**What you are asked to do:** Output every line of the material exactly, omitting images.

**Data segment:**

========================================================================

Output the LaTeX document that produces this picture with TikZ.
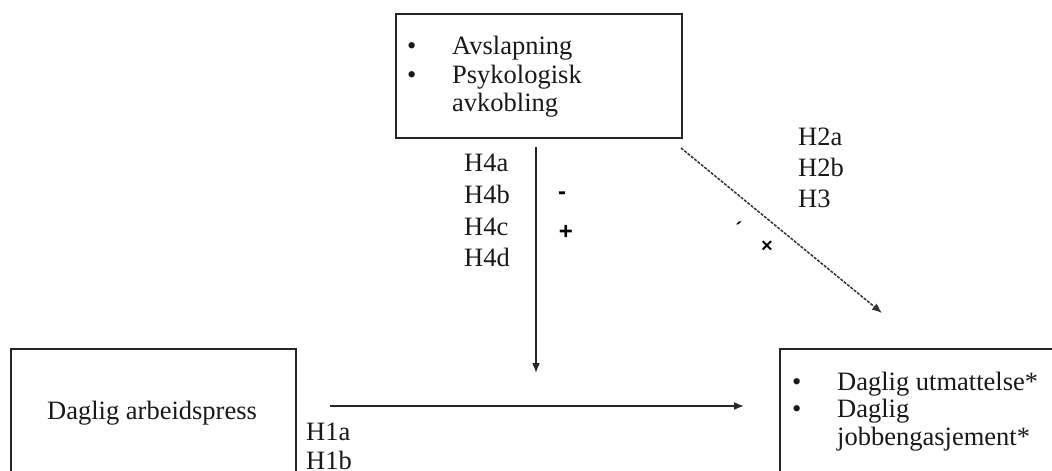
\documentclass[tikz,border=0pt]{standalone}
\usepackage{fontspec}
\setmainfont{Liberation Serif}
\newfontfamily\sansf{Liberation Sans}
\usetikzlibrary{arrows.meta}
\begin{document}
\begin{tikzpicture}[x=1pt,y=-1pt,
 box/.style={draw=black!85, line width=1.7pt, inner sep=0pt, anchor=north west},
 txt/.style={anchor=base west, inner sep=0pt, font=\fontsize{26.5}{28}\selectfont, text=black!90},
 sign/.style={inner sep=0pt, font=\sansf\bfseries\fontsize{24}{24}\selectfont},
 arr/.style={line width=1.6pt, draw=black!85, -{Latex[length=10pt,width=8pt]}},
 darr/.style={line width=1.5pt, draw=black!80, dash pattern=on 3pt off 1.3pt, -{Latex[length=10pt,width=8pt]}},
]
\useasboundingbox (0,0) rectangle (1052,471);
\clip (0,0) rectangle (1052,471);
% boxes
\node[box, minimum width=286pt, minimum height=124pt] (rec) at (395,13) {};
\node[box, minimum width=285pt, minimum height=200pt] (press) at (10,348) {};
\node[box, minimum width=320pt, minimum height=200pt] (out) at (779,348) {};
% top box text
\node[txt] (b1) at (407,54) {•};
\node[txt] (t1) at (452,54) {Avslapning};
\node[txt] (b2) at (407,83) {•};
\node[txt] (t2) at (452,83) {Psykologisk};
\node[txt] (t3) at (452,111) {avkobling};
% left box text
\node[txt] (t4) at (47,419) {Daglig arbeidspress};
% right box text
\node[txt] (b3) at (792,390) {•};
\node[txt] (t5) at (837,390) {Daglig utmattelse*};
\node[txt] (b4) at (792,417) {•};
\node[txt] (t6) at (837,417) {Daglig};
\node[txt] (t7) at (837,445) {jobbengasjement*};
% hypothesis labels
\node[txt] (h4a) at (464,171) {H4a};
\node[txt] (h4b) at (464,203) {H4b};
\node[txt] (h4c) at (464,235) {H4c};
\node[txt] (h4d) at (464,266) {H4d};
\node[txt] (h2a) at (798,145) {H2a};
\node[txt] (h2b) at (798,176) {H2b};
\node[txt] (h3) at (798,207) {H3};
\node[txt] (h1a) at (306,440) {H1a};
\node[txt] (h1b) at (306,469) {H1b};
% signs
\node[sign] (minus) at (562,196) {-};
\node[sign] (plus) at (566,232) {+};
\node[sign, font=\sansf\bfseries\fontsize{20}{20}\selectfont] (tick) at (739,229) {´};
\node[sign, font=\sansf\bfseries\fontsize{20}{20}\selectfont] (times) at (767,247) {×};
% connectors
\coordinate (v0) at (536,147);
\coordinate (v1) at (536,373);
\coordinate (hh0) at (330,406);
\coordinate (hh1) at (744,406);
\coordinate (d0) at (681,148);
\coordinate (d1) at (882,313);
\draw[arr] (v0) -- (v1);
\draw[arr] (hh0) -- (hh1);
\draw[darr] (d0) -- (d1);
\end{tikzpicture}
\end{document}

========================================================================

**Answer to this exercise:**
Output the LaTeX document that produces this picture with TikZ.
\documentclass[tikz,border=0pt]{standalone}
\usepackage{fontspec}
\setmainfont{Liberation Serif}
\newfontfamily\sansf{Liberation Sans}
\usetikzlibrary{arrows.meta}
\begin{document}
\begin{tikzpicture}[x=1pt,y=-1pt,
 box/.style={draw=black!85, line width=1.7pt, inner sep=0pt, anchor=north west},
 txt/.style={anchor=base west, inner sep=0pt, font=\fontsize{26.5}{28}\selectfont, text=black!90},
 sign/.style={inner sep=0pt, font=\sansf\bfseries\fontsize{24}{24}\selectfont},
 arr/.style={line width=1.6pt, draw=black!85, -{Latex[length=10pt,width=8pt]}},
 darr/.style={line width=1.5pt, draw=black!80, dash pattern=on 3pt off 1.3pt, -{Latex[length=10pt,width=8pt]}},
]
\useasboundingbox (0,0) rectangle (1052,471);
\clip (0,0) rectangle (1052,471);
% boxes
\node[box, minimum width=286pt, minimum height=124pt] (rec) at (395,13) {};
\node[box, minimum width=285pt, minimum height=200pt] (press) at (10,348) {};
\node[box, minimum width=320pt, minimum height=200pt] (out) at (779,348) {};
% top box text
\node[txt] (b1) at (407,54) {•};
\node[txt] (t1) at (452,54) {Avslapning};
\node[txt] (b2) at (407,83) {•};
\node[txt] (t2) at (452,83) {Psykologisk};
\node[txt] (t3) at (452,111) {avkobling};
% left box text
\node[txt] (t4) at (47,419) {Daglig arbeidspress};
% right box text
\node[txt] (b3) at (792,390) {•};
\node[txt] (t5) at (837,390) {Daglig utmattelse*};
\node[txt] (b4) at (792,417) {•};
\node[txt] (t6) at (837,417) {Daglig};
\node[txt] (t7) at (837,445) {jobbengasjement*};
% hypothesis labels
\node[txt] (h4a) at (464,171) {H4a};
\node[txt] (h4b) at (464,203) {H4b};
\node[txt] (h4c) at (464,235) {H4c};
\node[txt] (h4d) at (464,266) {H4d};
\node[txt] (h2a) at (798,145) {H2a};
\node[txt] (h2b) at (798,176) {H2b};
\node[txt] (h3) at (798,207) {H3};
\node[txt] (h1a) at (306,440) {H1a};
\node[txt] (h1b) at (306,469) {H1b};
% signs
\node[sign] (minus) at (562,196) {-};
\node[sign] (plus) at (566,232) {+};
\node[sign, font=\sansf\bfseries\fontsize{20}{20}\selectfont] (tick) at (739,229) {´};
\node[sign, font=\sansf\bfseries\fontsize{20}{20}\selectfont] (times) at (767,247) {×};
% connectors
\coordinate (v0) at (536,147);
\coordinate (v1) at (536,373);
\coordinate (hh0) at (330,406);
\coordinate (hh1) at (744,406);
\coordinate (d0) at (681,148);
\coordinate (d1) at (882,313);
\draw[arr] (v0) -- (v1);
\draw[arr] (hh0) -- (hh1);
\draw[darr] (d0) -- (d1);
\end{tikzpicture}
\end{document}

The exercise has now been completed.